You could put your "channel" to "auto" and the "channels" to a very specific, hand crafted list of wifi channels.
See: https://openwrt.org/docs/guide-user/network/wifi/basic#common_options
That will not cause your router to constantly look for new channels to hop to, but it will at least make channel auto-detection only consider this specific list.
If I'm not mistaken, the range from 5470MHz to 5725MHz should mp to channels 96 to 144. That's what the FR regulatory domain allows with enabled DFS at 500mW.
But as far as I know, detecting radar on a DFS channel requires this channel to be freed for at least a couple of minutes. So if radar is detected, that channel is marked as unusable for the foreseeable future and another channel gets used. That might repeat a couple of times, until either your router finds a channel that is not in conflict with radar, or until there is no channel left (that wasn't marked as unusable before).

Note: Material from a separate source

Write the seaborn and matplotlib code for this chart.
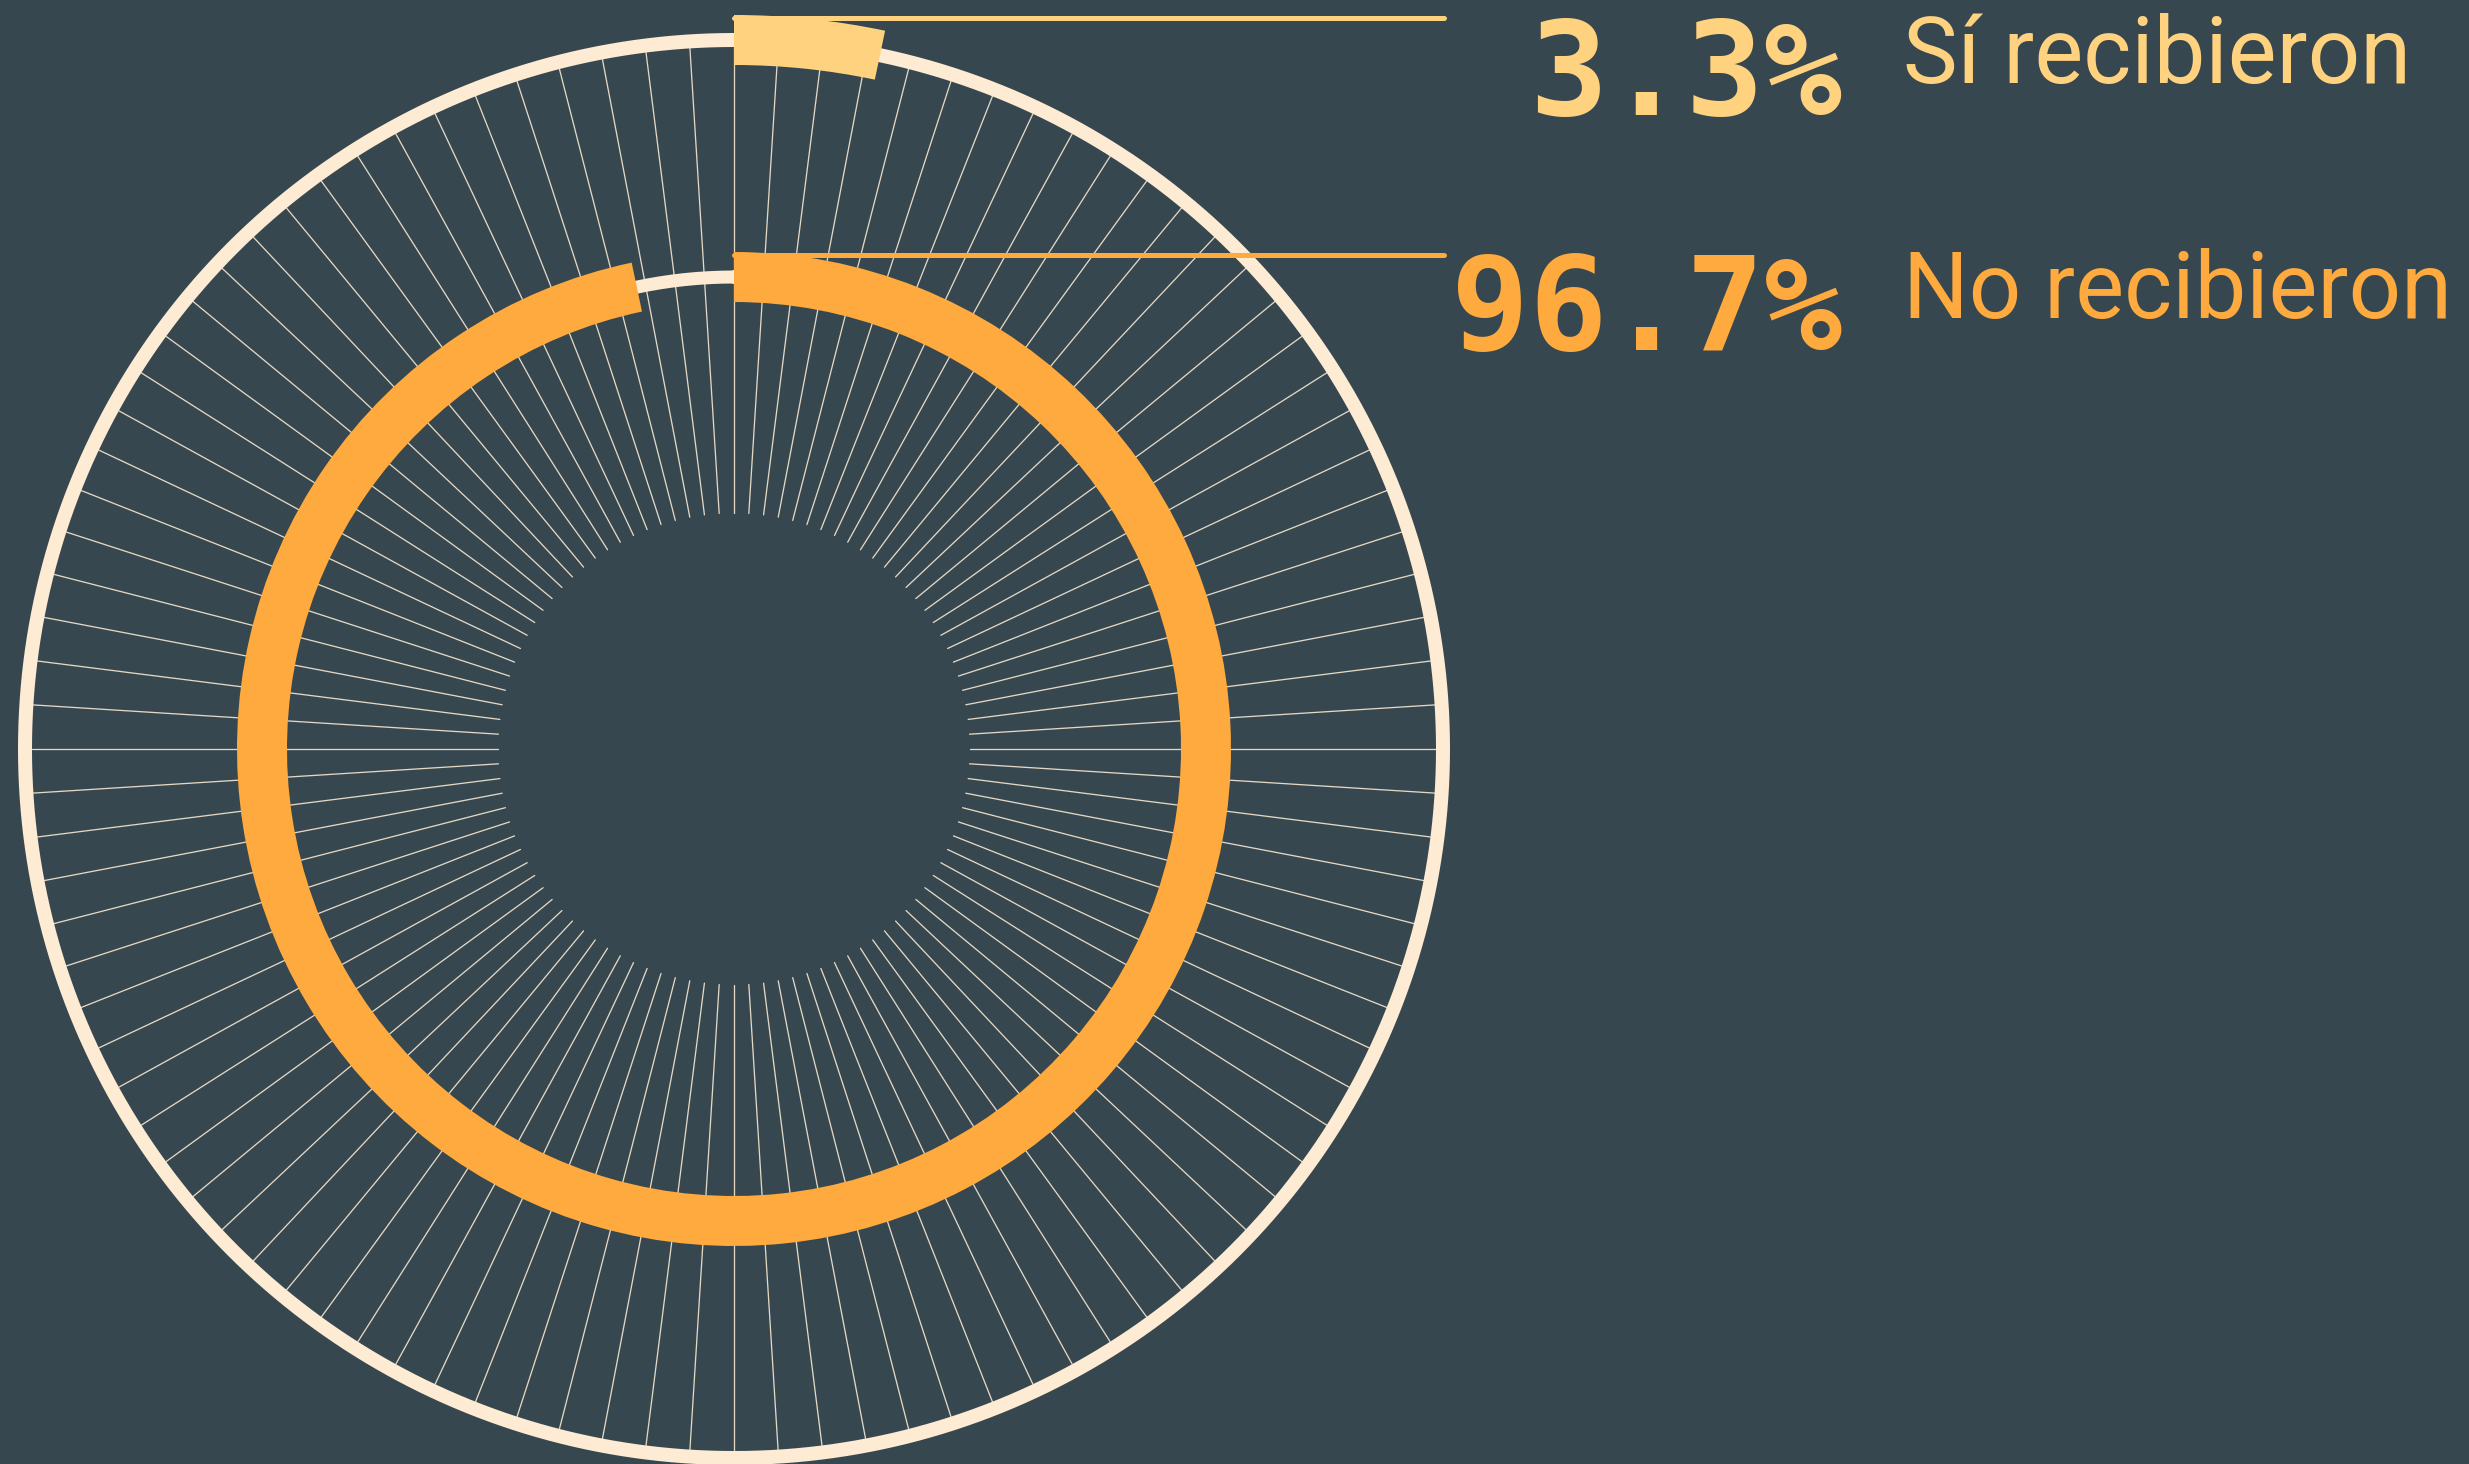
import numpy as np
import pandas as pd
import matplotlib
matplotlib.use("Agg")
import matplotlib.pyplot as plt
import seaborn as sns

# ---- data ----
categories = ["Sí recibieron", "No recibieron"]
values = [3.3, 96.7]
value_labels = ["3.3%", "96.7%"]
n_spokes = 100

# ---- style ----
BG = "#37474f"
YELLOW = "#ffd280"
ORANGE = "#feaa3e"
CREAM = "#fdebd3"
SPOKE = "#e4d8c4"

sns.set_theme(style="dark", rc={"figure.facecolor": BG, "axes.facecolor": BG})

W, H = 2469, 1464
fig = plt.figure(figsize=(W / 100, H / 100), dpi=100)
fig.patch.set_facecolor(BG)

cx, cy = 734, 749      # centre in px (from left / from top)
R = 745                # radial extent of the polar axes in px
ax = fig.add_axes([(cx - R) / W, (H - cy - R) / H, 2 * R / W, 2 * R / H],
                  projection="polar")
ax.set_theta_zero_location("N")
ax.set_theta_direction(-1)
ax.set_ylim(0, R)
ax.set_axis_off()

px = 72 / 100  # points per pixel

# spokes
theta_sp = np.arange(n_spokes) * 2 * np.pi / n_spokes
spokes = pd.DataFrame({
    "theta": np.repeat(theta_sp, 2),
    "r": np.tile([236, 702], n_spokes),
    "spoke": np.repeat(np.arange(n_spokes), 2),
})
sns.lineplot(data=spokes, x="theta", y="r", units="spoke", estimator=None,
             sort=False, color=SPOKE, lw=1.3 * px, ax=ax, zorder=1, legend=False)

# rings
ring_t = np.linspace(0, 2 * np.pi, 721)
rings = pd.DataFrame({
    "theta": np.concatenate([ring_t, ring_t]),
    "r": np.concatenate([np.full_like(ring_t, 709), np.full_like(ring_t, 472)]),
    "ring": ["outer"] * len(ring_t) + ["inner"] * len(ring_t),
})
sns.lineplot(data=rings[rings.ring == "outer"], x="theta", y="r", sort=False,
             color=CREAM, lw=14 * px, ax=ax, zorder=2, legend=False)
sns.lineplot(data=rings[rings.ring == "inner"], x="theta", y="r", sort=False,
             color=CREAM, lw=13 * px, ax=ax, zorder=2, legend=False)

# arcs from the data
share = np.array(values) / 100.0
ax.bar(0, 50, width=share[0] * 2 * np.pi, bottom=684, align="edge",
       color=YELLOW, linewidth=0, zorder=3)
ax.bar(0, 50, width=share[1] * 2 * np.pi, bottom=447, align="edge",
       color=ORANGE, linewidth=0, zorder=3)
ax.set_ylim(0, R)

# overlay for leader lines and text (pixel coordinates)
ov = fig.add_axes([0, 0, 1, 1])
ov.set_xlim(0, W)
ov.set_ylim(H, 0)
ov.axis("off")
ov.patch.set_alpha(0)

ov.plot([cx, 1444], [cy - 734 + 2.5] * 2, color=YELLOW, lw=5 * px,
        solid_capstyle="round")
ov.plot([cx, 1444], [cy - 497 + 2.5] * 2, color=ORANGE, lw=5 * px,
        solid_capstyle="round")

colors = [YELLOW, ORANGE]
num_base = [115, 350]
lab_base = [83, 318]
for i in range(2):
    ov.text(1842, num_base[i], value_labels[i], ha="right", va="baseline",
            fontsize=130 * px, family="DejaVu Sans Mono", fontweight="bold",
            color=colors[i])
    ov.text(1903, lab_base[i], categories[i], ha="left", va="baseline",
            fontsize=92 * px, family="Roboto", color=colors[i])

fig.savefig("out.png", dpi=100, facecolor=BG)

So there are three possible scenarios here:
- Your router might just try another DFS channel and keeps hopping all the time. That's when "cooldown" for conflicting channels hits earlier than radar conflicts happen.
- Your router might finally settle on one of the channels, if your area has at least one DFS channel not in use for radar.
- Your router might turn off 5GHz entirely. That's when all DFS channels are used for radar and there is no DFS channel free at all.
But of course using 80MHz channels will make DFS triggers 4 times more likely than 20MHz channels because a 80MHz channel is completely unusable as soon as one of its 20MHz slices is unusable. So you might be better off using 40MHz channels, or maybe even 20MHz channels.